Builds cages for everyone

She

Knows.

While the sage,

Who has to duck her head

When the moon is low,

Keeps dropping keys all night long

For the

Beautiful

Rowdy

Prisoners.

 

Be well. Wash your hands. Love each other.

Thursday Links To Love: April 23, 2020

Sunset behind clouds as viewed out a rowhouse window
Less pollution = less dramatic sunsets? Here for it. Happy Earth Day.

This week’s Links to Love, friends. I hope you are ignoring the idiot-in-chief’s stupid plans to re-open the country without any plans for widespread testing and no real hope of a vaccination. Please stay safe – stay home.

That said, as always, take what you need from this week’s links and ignore the rest.

The best way to treat the common cold is with contempt“: only one thing actually works to treat the common cold, and it’s probably not what you think.

I am thinking that these sculptures look how time feels right now.

“Quarantine cooking”: since we are not actually under quarantine, this is a misnomer, but ti’s not going to stop me from making this roasted beet dip with Aleppo pepper crackers. Beets are especially delicious this time of year, and I am here for it.

And I may have missed making these buffalo and bleu deviled eggs for Easter, but since I don’t celebrate Easter it doesn’t really matter. Anything deviled surrounding an organized religion makes me laugh, and although I am not generally a fan of deviled eggs, these are delicious. 10/10 would recommend.

Everybody keeps talking about how much our dogs are going to miss us, but what about cats? I think they are eyeing us with contempt, coming so late as we are to operating on cat time.

Finally, maybe we can take this time to experience some post-traumatic growth. The linked article from The New York Times posits that it’s not the Pollyannas who make it through adversity with no lingering effects – it’s those who take a tragically optimistic outlook. The recommendation by an overwhelming majority of researchers who study this topic of resilience suggests that looking for meaning – not happiness, and especially not happiness via consumer goods –  is the way through this pandemic.

How’s your outlook this week?

Earth Day 2020: A Reminder

Leg from a baby doll peeks out of a dead log resting on dried leaves
This is a kind of nature, yes?

For you, on this Earth Day, a reminder:

The day you plant the seed is not the day you eat the fruit.

There are two sides of me warring inside as we continue with this pandemic, even as the earth’s skies clear and waters teem again with fish.

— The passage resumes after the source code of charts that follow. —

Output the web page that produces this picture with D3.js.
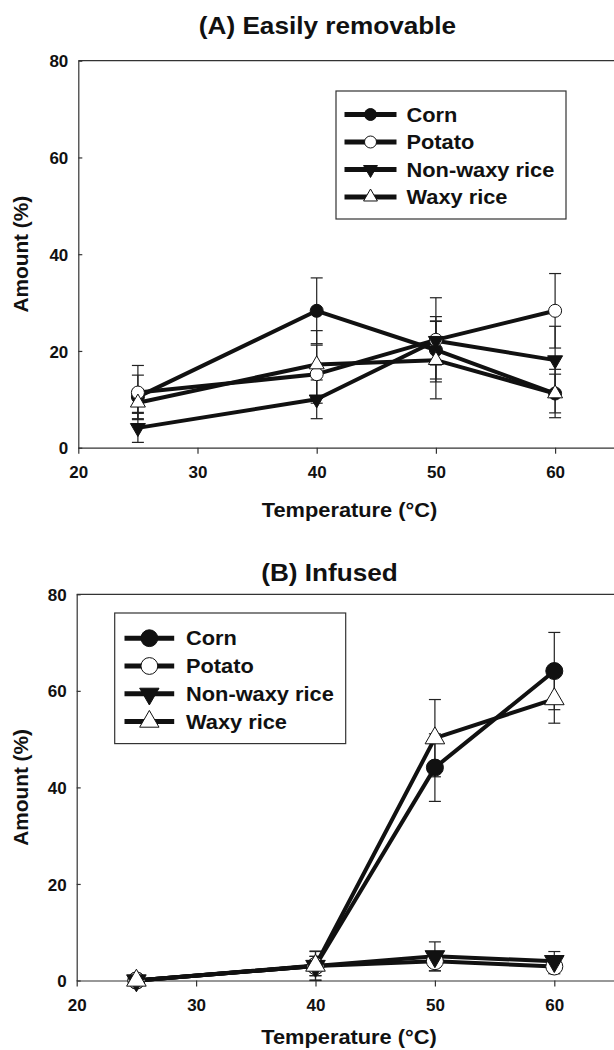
<!DOCTYPE html>
<html>
<head>
<meta charset="utf-8">
<script src="https://cdn.jsdelivr.net/npm/d3@7"></script>
<style>
  body { margin: 0; background: #fff; }
  text { font-family: "Liberation Sans", Arial, sans-serif; font-weight: bold; fill: #111; }
</style>
</head>
<body>
<svg id="chart"></svg>
<script>
// x values (temperature, C) and axis ticks
const temps = [25, 40, 50, 60];
const seriesNames = ["Corn", "Potato", "Non-waxy rice", "Waxy rice"];
const xTicks = [20, 30, 40, 50, 60];
const yTicks = [0, 20, 40, 60, 80];

// (A) easily removable, amount (%) and error
const removableCorn = [10.5, 28.3, 20.2, 11.2];
const removablePotato = [11.4, 15.2, 22.3, 28.3];
const removableNonWaxy = [4.1, 10.0, 22.1, 18.1];
const removableWaxy = [9.3, 17.2, 18.1, 11.2];
const removableCornErr = [4.5, 6.8, 6.0, 5.0];
const removablePotatoErr = [5.6, 6.0, 8.7, 7.7];
const removableNonWaxyErr = [3.0, 4.0, 5.0, 7.0];
const removableWaxyErr = [2.0, 7.0, 8.0, 4.0];

// (B) infused
const infusedCorn = [0, 3.0, 44.1, 64.1];
const infusedPotato = [0, 3.0, 4.0, 2.9];
const infusedNonWaxy = [0, 3.0, 5.0, 4.0];
const infusedWaxy = [0, 3.1, 50.2, 58.3];
const infusedCornErr = [0.5, 2.0, 7.0, 8.0];
const infusedPotatoErr = [0.5, 2.0, 2.0, 1.5];
const infusedNonWaxyErr = [0.5, 3.0, 3.0, 2.0];
const infusedWaxyErr = [0.5, 3.0, 8.0, 5.0];

const W = 614, H = 1050;
const ink = "#111";
const stretchX = 1.09; // the figure is a bit wider than the font

const svg = d3.select("#chart").attr("width", W).attr("height", H);

// marker shapes: filled circle, open circle, down triangle, up triangle
const markerStyle = [
  { type: d3.symbolCircle, fill: ink, rot: 0 },
  { type: d3.symbolCircle, fill: "#fff", rot: 0 },
  { type: d3.symbolTriangle, fill: ink, rot: 180 },
  { type: d3.symbolTriangle, fill: "#fff", rot: 0 }
];

function stretch(sel, k) {
  sel.each(function () {
    const len = this.getComputedTextLength();
    d3.select(this).attr("textLength", len * k).attr("lengthAdjust", "spacingAndGlyphs");
  });
}

function marker(g, i, x, y, r) {
  const m = markerStyle[i];
  const size = m.type === d3.symbolCircle ? Math.PI * r * r : r * r * 2.3;
  g.append("path")
    .attr("d", d3.symbol().type(m.type).size(size)())
    .attr("transform", `translate(${x},${y}) rotate(${m.rot})`)
    .attr("fill", m.fill)
    .attr("stroke", ink)
    .attr("stroke-width", 1);
}

function panel(p) {
  const x = d3.scaleLinear().domain([20, 70]).range([p.left, p.left + 5 * p.step]);
  const y = d3.scaleLinear().domain([0, 80]).range([p.bottom, p.top]);
  const g = svg.append("g");

  // frame: top line + axes
  g.append("line")
    .attr("x1", x(20)).attr("x2", x(70)).attr("y1", y(80)).attr("y2", y(80))
    .attr("stroke", "#333").attr("stroke-width", 1.2);

  const xAxis = g.append("g")
    .attr("transform", `translate(0,${y(0)})`)
    .call(d3.axisBottom(x).tickValues(xTicks).tickSizeInner(6).tickSizeOuter(0).tickPadding(12));
  const yAxis = g.append("g")
    .attr("transform", `translate(${x(20)},0)`)
    .call(d3.axisLeft(y).tickValues(yTicks).tickSizeInner(-4).tickSizeOuter(0).tickPadding(10));
  [xAxis, yAxis].forEach(a => {
    a.select(".domain").attr("stroke", "#333").attr("stroke-width", 1.2);
    a.selectAll(".tick line").attr("stroke", "#333").attr("stroke-width", 1.2);
    a.selectAll(".tick text").attr("font-size", 17).attr("fill", ink)
      .style("font-family", '"Liberation Sans", Arial, sans-serif').style("font-weight", "bold");
  });
  yAxis.selectAll(".tick text").attr("dy", "0.36em");

  // titles
  g.append("text").attr("x", p.titleX).attr("y", p.titleY)
    .attr("text-anchor", "middle").attr("font-size", 24).text(p.title)
    .call(stretch, stretchX);
  g.append("text").attr("x", p.xLabelX).attr("y", p.xLabelY)
    .attr("text-anchor", "middle").attr("font-size", 20).text("Temperature (\u00B0C)")
    .call(stretch, stretchX);
  g.append("text")
    .attr("transform", `translate(${p.yLabelX},${(y(0) + y(80)) / 2}) rotate(-90)`)
    .attr("text-anchor", "middle").attr("font-size", 20).text("Amount (%)")
    .call(stretch, 1.04);

  // error bars
  const cap = 6;
  p.series.forEach((vals, i) => {
    vals.forEach((v, j) => {
      const e = p.errors[i][j];
      const cx = x(temps[j]);
      const eb = g.append("g").attr("stroke", "#222").attr("stroke-width", 1.2);
      eb.append("line").attr("x1", cx).attr("x2", cx).attr("y1", y(v + e)).attr("y2", y(v - e));
      eb.append("line").attr("x1", cx - cap).attr("x2", cx + cap).attr("y1", y(v + e)).attr("y2", y(v + e));
      eb.append("line").attr("x1", cx - cap).attr("x2", cx + cap).attr("y1", y(v - e)).attr("y2", y(v - e));
    });
  });

  // lines
  const line = d3.line().x((d, j) => x(temps[j])).y(d => y(d));
  p.series.forEach(vals => {
    g.append("path").attr("d", line(vals))
      .attr("fill", "none").attr("stroke", ink).attr("stroke-width", 4).attr("stroke-linejoin", "round");
  });

  // markers
  p.series.forEach((vals, i) => {
    vals.forEach((v, j) => marker(g, i, x(temps[j]), y(v), p.r));
  });

  // legend
  const L = p.legend;
  g.append("rect").attr("x", L.x).attr("y", L.y).attr("width", L.w).attr("height", L.h)
    .attr("fill", "#fff").attr("stroke", "#333").attr("stroke-width", 1.2);
  seriesNames.forEach((name, i) => {
    const ry = L.row0 + i * L.rowStep;
    g.append("line").attr("x1", L.sx0).attr("x2", L.sx1).attr("y1", ry).attr("y2", ry)
      .attr("stroke", ink).attr("stroke-width", 5);
    marker(g, i, (L.sx0 + L.sx1) / 2, ry, L.r);
    g.append("text").attr("x", L.tx).attr("y", ry).attr("dy", "0.36em")
      .attr("font-size", 20).text(name).call(stretch, stretchX);
  });
}

panel({
  title: "(A) Easily removable",
  series: [removableCorn, removablePotato, removableNonWaxy, removableWaxy],
  errors: [removableCornErr, removablePotatoErr, removableNonWaxyErr, removableWaxyErr],
  left: 78.3, step: 119.2, top: 60.7, bottom: 447.7, r: 6.5,
  titleX: 327.5, titleY: 34, xLabelX: 349.5, xLabelY: 517, yLabelX: 28,
  legend: { x: 336, y: 91, w: 230, h: 128, row0: 114.5, rowStep: 27.5, sx0: 344.5, sx1: 396.5, tx: 406.5, r: 6 }
});

panel({
  title: "(B) Infused",
  series: [infusedCorn, infusedPotato, infusedNonWaxy, infusedWaxy],
  errors: [infusedCornErr, infusedPotatoErr, infusedNonWaxyErr, infusedWaxyErr],
  left: 76.7, step: 119.4, top: 594.3, bottom: 980.5, r: 8.5,
  titleX: 329.5, titleY: 581, xLabelX: 349, xLabelY: 1044, yLabelX: 28,
  legend: { x: 114.7, y: 613, w: 231, h: 130.6, row0: 638.2, rowStep: 27.8, sx0: 124.5, sx1: 174.2, tx: 186, r: 8.4 }
});
</script>
</body>
</html>
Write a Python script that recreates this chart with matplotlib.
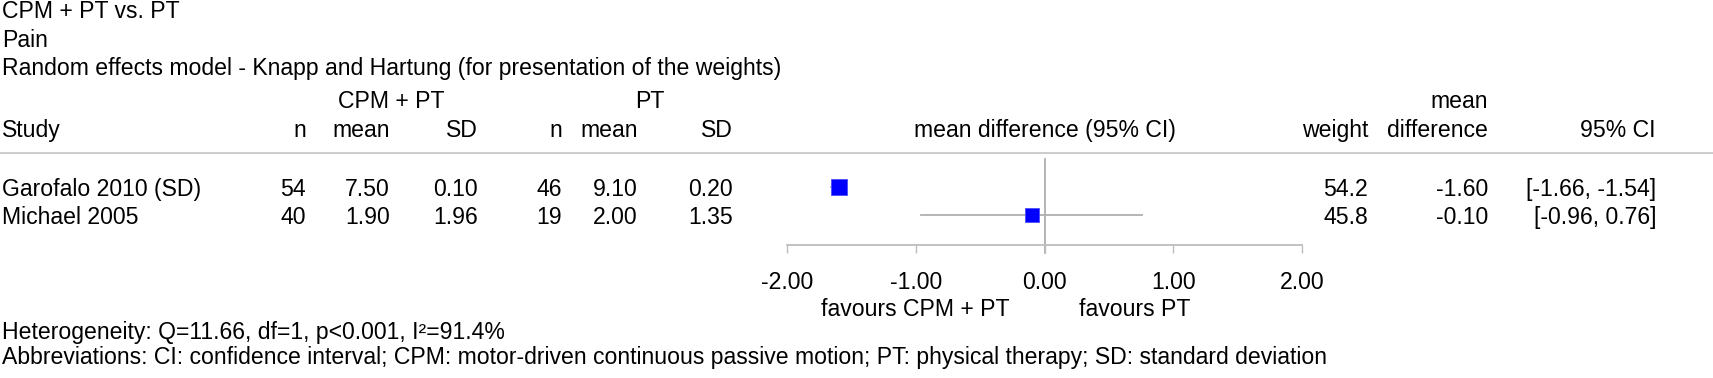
import numpy as np
import matplotlib.pyplot as plt
from matplotlib.transforms import blended_transform_factory

plt.rcParams['font.family'] = ['Liberation Sans', 'DejaVu Sans']

title_lines = ["CPM + PT vs. PT", "Pain",
               "Random effects model - Knapp and Hartung (for presentation of the weights)"]
studies = ["Garofalo 2010 (SD)", "Michael 2005"]
n_cpm = [54, 40]
mean_cpm = [7.50, 1.90]
sd_cpm = [0.10, 1.96]
n_pt = [46, 19]
mean_pt = [9.10, 2.00]
sd_pt = [0.20, 1.35]
weights = [54.2, 45.8]
md = [-1.60, -0.10]
ci_lo = [-1.66, -0.96]
ci_hi = [-1.54, 0.76]
xticks = [-2, -1, 0, 1, 2]
hetero = "Heterogeneity: Q=11.66, df=1, p<0.001, I\u00b2=91.4%"
abbrev = ("Abbreviations: CI: confidence interval; CPM: motor-driven continuous passive motion; "
          "PT: physical therapy; SD: standard deviation")

W, H = 1713, 378
fs = 16.6
fig = plt.figure(figsize=(W / 100, H / 100), dpi=100)


def fx(x):
    return x / W


def fy(y):
    return 1 - y / H


def txt(x, y, s, ha='left', **kw):
    fig.text(fx(x), fy(y), s, ha=ha, va='baseline', fontsize=fs, color='black', **kw)


# header text
for i, line in enumerate(title_lines):
    txt(2, 18.5 + i * 28.3, line)
txt(391, 108.5, "CPM + PT", ha='center')
txt(650, 108.5, "PT", ha='center')
txt(1488, 108.5, "mean", ha='right')
txt(2, 137, "Study")
col_x = [306, 390, 478, 562, 638, 733]
for x, s in zip(col_x, ["n", "mean", "SD", "n", "mean", "SD"]):
    txt(x, 137, s, ha='right')
txt(1044.7, 137, "mean difference (95% CI)", ha='center')
txt(1368, 137, "weight", ha='right')
txt(1488, 137, "difference", ha='right')
txt(1656, 137, "95% CI", ha='right')

# separator line across the whole figure
fig.add_artist(plt.Line2D([0, 1], [fy(152.7), fy(152.7)], transform=fig.transFigure,
                          color='#c8c8c8', lw=1.3))

# forest plot axes
ax = fig.add_axes([fx(787), fy(245), fx(1302 - 787), (245 - 159) / H])
ypos = np.arange(len(studies), 0, -1)
ax.set_xlim(-2, 2)
ax.set_ylim(-0.054, 3.018)
for y, lo, hi in zip(ypos, ci_lo, ci_hi):
    ax.plot([lo, hi], [y, y], color='#b0b0b0', lw=1.3, zorder=2)
for y, m, w in zip(ypos, md, weights):
    ax.plot(m, y, marker='s', color='#0000ff', markeredgecolor='#4d4dff',
            markeredgewidth=0.6, markersize=1.467 * np.sqrt(w), zorder=3)
ax.axvline(0, ymin=-8 / 86, ymax=1, color='#a8a8a8', lw=1.2, clip_on=False, zorder=1)

for s in ['top', 'left', 'right']:
    ax.spines[s].set_visible(False)
ax.spines['bottom'].set_bounds(-2, 2)
ax.spines['bottom'].set_color('#bdbdbd')
ax.spines['bottom'].set_linewidth(1.3)
ax.set_yticks([])
ax.set_xticks(xticks)
ax.set_xticklabels([f"{t:.2f}" for t in xticks], fontsize=fs)
ax.tick_params(axis='x', direction='out', length=5.8, width=1.0, color='#bdbdbd', pad=13.0)
ax.patch.set_visible(False)

# favours labels
tr_fav = blended_transform_factory(ax.transData, fig.transFigure)
ax.text(-0.27, fy(316.5), "favours CPM + PT", transform=tr_fav, ha='right', va='baseline', fontsize=fs)
ax.text(0.27, fy(316.5), "favours PT", transform=tr_fav, ha='left', va='baseline', fontsize=fs)

# table rows
tr_row = blended_transform_factory(fig.transFigure, ax.transData)
for i, y in enumerate(ypos):
    vals = [f"{n_cpm[i]}", f"{mean_cpm[i]:.2f}", f"{sd_cpm[i]:.2f}",
            f"{n_pt[i]}", f"{mean_pt[i]:.2f}", f"{sd_pt[i]:.2f}"]
    fig.text(fx(2), y, studies[i], transform=tr_row, ha='left', va='center_baseline', fontsize=fs)
    for x, v in zip(col_x, vals):
        fig.text(fx(x), y, v, transform=tr_row, ha='right', va='center_baseline', fontsize=fs)
    fig.text(fx(1368), y, f"{weights[i]:.1f}", transform=tr_row, ha='right', va='center_baseline', fontsize=fs)
    fig.text(fx(1488), y, f"{md[i]:.2f}", transform=tr_row, ha='right', va='center_baseline', fontsize=fs)
    fig.text(fx(1656), y, f"[{ci_lo[i]:.2f}, {ci_hi[i]:.2f}]", transform=tr_row,
             ha='right', va='center_baseline', fontsize=fs)

txt(2, 338.5, hetero)
txt(2, 364, abbrev)

fig.savefig("out.png", dpi=100)
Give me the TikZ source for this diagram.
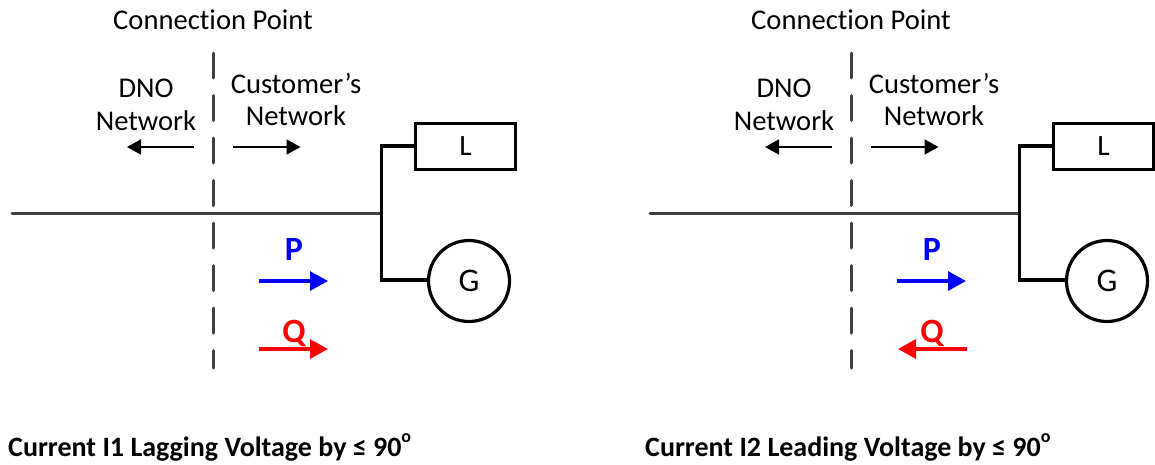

The first, as familiar as my favorite pair of jeans (which now have a rip and look terrible on me BUT I DON’T CARE), believes that we will not learn, that we will go on destroying the planet and each other. Because we are selfish, meminemy people who would not seize a learning opportunity if it slapped us in the face. We want what we want, come hell or highwater. #HellIsOtherPeople #Irony

The second side, odd but somehow also something I recognize, has hope that perhaps things might be different. That this situation will somehow show people the real way, the way of kindness and love. The only way that is actually sustainable.

And then Florida shows up. And Georgia. And South Carolina. Sigh.

As ever, be kind. Wash your hands. Love each other.